A meno di non usufruire del controverso decreto crescita, il costo reale per la società è più del doppio. Aggiungi il costo del cartellino e le commissioni per gli agenti ed il “regalino” per convincere i tifosi a fare l’abbonamento in tribuna costa uno sproposito. Non è la prima volta che certi campionati vengono accusati di concorrenza sleale: l’epoca d’oro della Liga fu alimentata in gran parte dagli sconti fiscali che il governo garantiva per i nuovi arrivi. Una volta finiti, si scatenò la caccia all’evasore, con Cristiano Ronaldo e Messi che passarono più di un guaio. Ora che tutti sperano di vincere al Superenalotto arabo, si preferisce tacere ma prima o poi qualcuno solleverà il problema.
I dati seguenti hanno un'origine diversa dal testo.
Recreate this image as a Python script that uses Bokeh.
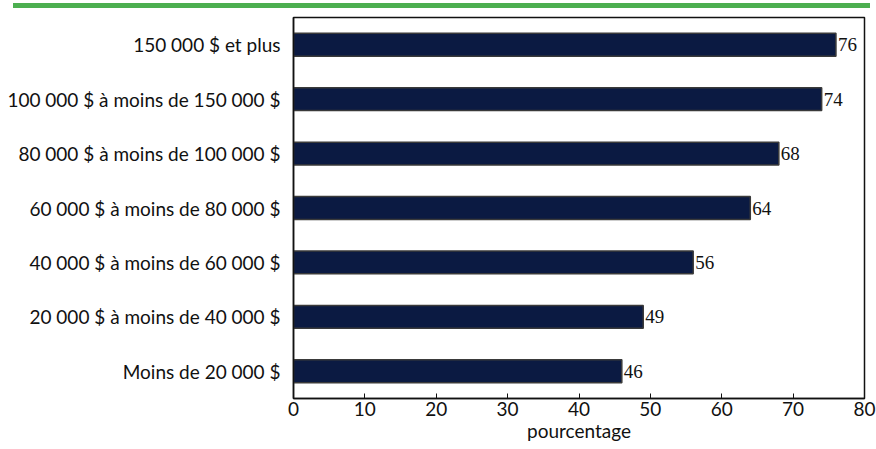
from bokeh.plotting import figure
from bokeh.models import ColumnDataSource, FactorRange, FixedTicker, LabelSet, Div
from bokeh.layouts import column
from bokeh.embed import file_html
from bokeh.resources import INLINE

categories = [
    "Moins de 20 000 $",
    "20 000 $ à moins de 40 000 $",
    "40 000 $ à moins de 60 000 $",
    "60 000 $ à moins de 80 000 $",
    "80 000 $ à moins de 100 000 $",
    "100 000 $ à moins de 150 000 $",
    "150 000 $ et plus",
]
values = [46, 49, 56, 64, 68, 74, 76]
x_ticks = [0, 10, 20, 30, 40, 50, 60, 70, 80]

FONT = "Lato"

src = ColumnDataSource(dict(cat=categories, val=values, lab=[str(v) for v in values]))

p = figure(width=876, height=441, output_backend="svg", toolbar_location=None,
           y_range=FactorRange(*categories, range_padding=0), x_range=(0, 80),
           min_border_left=293, min_border_right=12, min_border_top=9, min_border_bottom=51)

p.hbar(y="cat", right="val", left=0, height=0.42, source=src,
       fill_color="#0b1a42", line_color="#3a3a3a", line_width=1.5)

labels = LabelSet(x="val", y="cat", text="lab", source=src, x_offset=2,
                  text_align="left", text_baseline="middle",
                  text_font=FONT, text_font_size="19px", text_color="#111111")
p.add_layout(labels)

p.xgrid.visible = False
p.ygrid.visible = False
p.outline_line_color = "#111111"
p.outline_line_width = 1.5

xa = p.xaxis[0]
xa.ticker = FixedTicker(ticks=x_ticks)
xa.major_tick_in = 5
xa.major_tick_out = 0
xa.minor_tick_line_color = None
xa.axis_line_color = "#111111"
xa.axis_line_width = 1.5
xa.major_tick_line_color = "#111111"
xa.major_label_text_font = FONT
xa.major_label_text_font_size = "19px"
xa.major_label_text_color = "#111111"
xa.major_label_standoff = 3
xa.axis_label = "pourcentage"
xa.axis_label_text_font = FONT
xa.axis_label_text_font_size = "19px"
xa.axis_label_text_font_style = "normal"
xa.axis_label_text_color = "#111111"
xa.axis_label_standoff = 0

ya = p.yaxis[0]
ya.major_tick_line_color = None
ya.minor_tick_line_color = None
ya.axis_line_color = "#111111"
ya.axis_line_width = 1.5
ya.major_label_text_font = FONT
ya.major_label_text_font_size = "19px"
ya.major_label_text_color = "#111111"
ya.major_label_standoff = 7

green = Div(text="", width=857, height=5, margin=(3, 0, 0, 13),
            styles={"background-color": "#4caf50"})

layout = column(green, p, spacing=0)

open("out.html", "w").write(file_html(layout, INLINE))
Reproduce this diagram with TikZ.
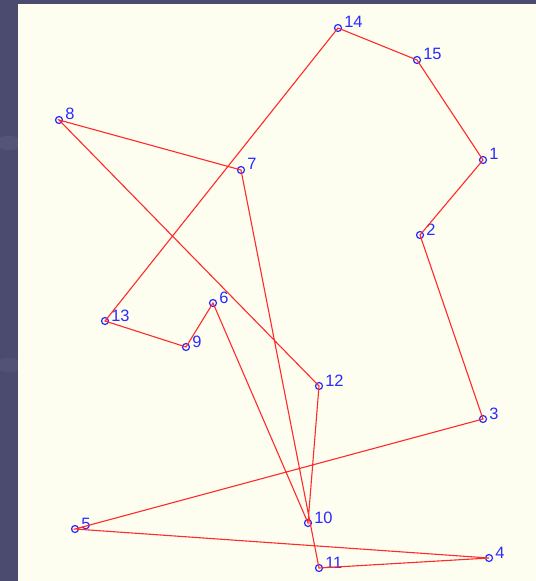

Il pasticcio della comproprietà

Cosa dire poi del vero e proprio elefante nella stanza: come fanno Uefa e Fifa a prendere sul serio un campionato dove le quattro squadre top hanno lo stesso proprietario e dove, bene o male, il resto della lega è comunque riconducibile alla famiglia reale, che in Arabia Saudita fa il bello e il cattivo tempo da sempre. Come faranno a giustificare l’inasprimento sulle regole per le comproprietà a livello europeo, per evitare ad esempio che due squadre dello stesso fondo d’investimento si diano una mano a vicenda in Champions League? Cosa dire poi della regolarità delle competizioni internazionali alle quali partecipano, dalla AFC Champions League al rinnovato mondiale per club? Come rassicurare gli scommettitori dopo un risultato particolarmente opportuno per la squadra favorita di questo o quel potentato locale?

Infantino Ceferin Finale Champions 2023

Potranno forse fare causa ai dirigenti della Pro League in quelle corti saudite, controllate direttamente e in maniera alquanto stretta dai proprietari del campionato? Va bene che nel mondo del calcio internazionale il più pulito ha la rogna, ma qui si rischia di iniziare a scavare una volta toccato il fondo. Tessete pure le lodi di questo nuovo Frankestein del calcio, questa creatura artificiale nata dal nulla per portare gloria e un altro Mondiale invernale ad un autocrate stizzito dalla sparata di quei parvenu qatarioti.

Personalmente non riesco a vedere che problemi e pericoli per un sistema calcio già da anni sull’orlo di una crisi di nervi. Spero di sbagliarmi ma temo che questa potrebbe essere davvero la goccia che fa traboccare il vaso.